With a little more than a week to go before Election Day, the presidential race is expected to come down to just seven states—Pennsylvania, Wisconsin, Michigan, Nevada, Arizona, Georgia, and North Carolina. But the two biggest campaign events this weekend weren’t scheduled for any of them. On Friday, Vice President Kamala Harris rallied with Willie Nelson and Beyonce in Houston, where early voting is already underway. And on Sunday, former president Donald Trump is set to appear at Madison Square Garden with his disbarred attorney and a long list of the weirdest people you know.
Trump is on a bit of a blue-state swing. He appeared at the Nassau Coliseum on Long Island in September promising to win New York. Earlier this month, he went to Coachella, in Southern California, where he introduced supporters to the vital concert-festival experience of “waiting for shuttle buses that never show up.” Last week he went to a barber shop in the Bronx.
None of these visits lack immediate value. Both New York and Texas have big races that matter a lot to the national parties—six races in New York could determine control of the House; Texas’ Senate race could determine control of the Senate, and the state is close enough on paper that it may well be a part of Democrats’ presidential strategy sooner rather than later. Meanwhile, Trump’s visit to reliably blue California could affect the down-ballot races that could swing the House. Getting control of Congress is half the battle; the candidates for president want to actually be able to do things as president, after all.
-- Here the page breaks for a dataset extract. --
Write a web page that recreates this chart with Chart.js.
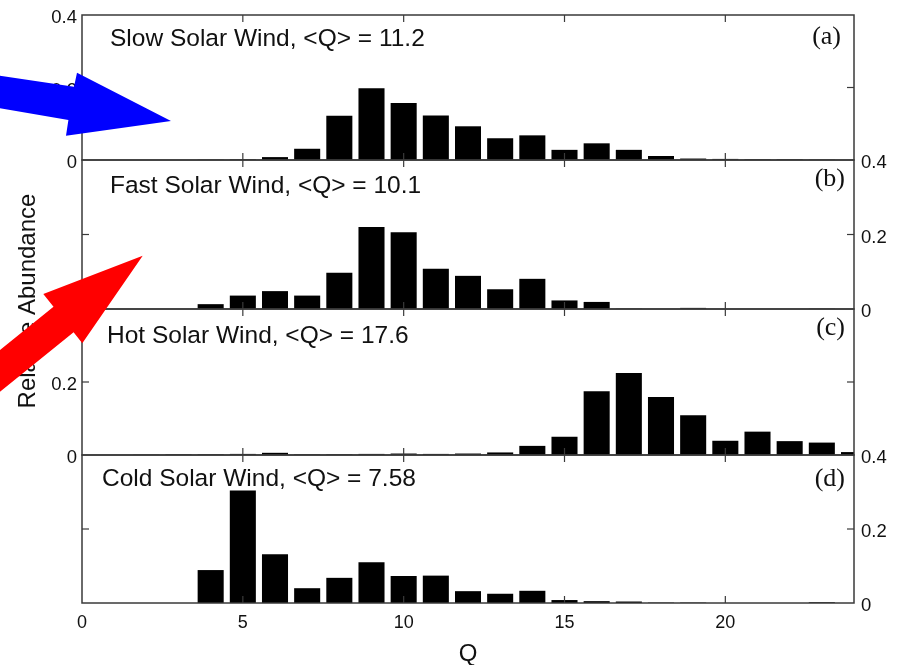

And to both Trump and Harris, these dips into enemy territory serve their larger messages: Texas, on the one hand, and New York and California, on the other, represent the sort of outcomes they’re promising to steer the nation away from. The Houston event was organized around the theme of protecting reproductive rights, using as its backdrop a state that has—thanks to Trump’s Supreme Court justices—now criminalized abortion with no exceptions for victims of rape or incest. If you want to see what Trump’s policies get you, just take a look at a state where, according to a study released in January, 26,000 women who have been impregnated by a rapist since the Dobbs decision have been left without access to care that was once their right. For his part, Trump uses his blue-state hosts to paint a picture of American Carnage 2.0—buildings taken over by Venezuelan gangs; rampant homelessness; crime crime crime.
But in doing so, Trump in particular has made clear something that should be obvious but which a lot of observers on both sides often don’t acknowledge: He has a ton of supporters in these places, albeit almost certainly not enough to win either state. Still, he received more votes in NYC alone than he did in 16 states in 2020—eight of which he won—and his popularity has, according to the polls, ticked upwards over the last few years. A New York Times poll this week showed a 14-point shift in the city since the last presidential election. He got more votes in the five boroughs than he did in the entire swing state of Nevada, while more California voters supported him than in any other state. One of the reasons the national popular vote appears to be so close this year is that Trump is more popular in the places that aren’t nominally competitive.
Of course, we don’t have a national popular vote, as much as Tim Walz might wish otherwise. But Trump’s tactic exposes the absurdity of the Electoral College, and it does so in so flagrant a manner that perhaps even the people who have benefited from that system might start to notice. It was one thing when candidates only focused on the key Electoral College states, where every vote counts. But he is spending the last days of the campaign, speaking to people whose votes mean very little to the Electoral College, in the hopes that it might redound to his benefit somewhere else. Once you accept that the people in these states matter—or at least some of the people in these states—and that you’re going to be campaigning there anyway, it’s harder to argue that their votes shouldn’t.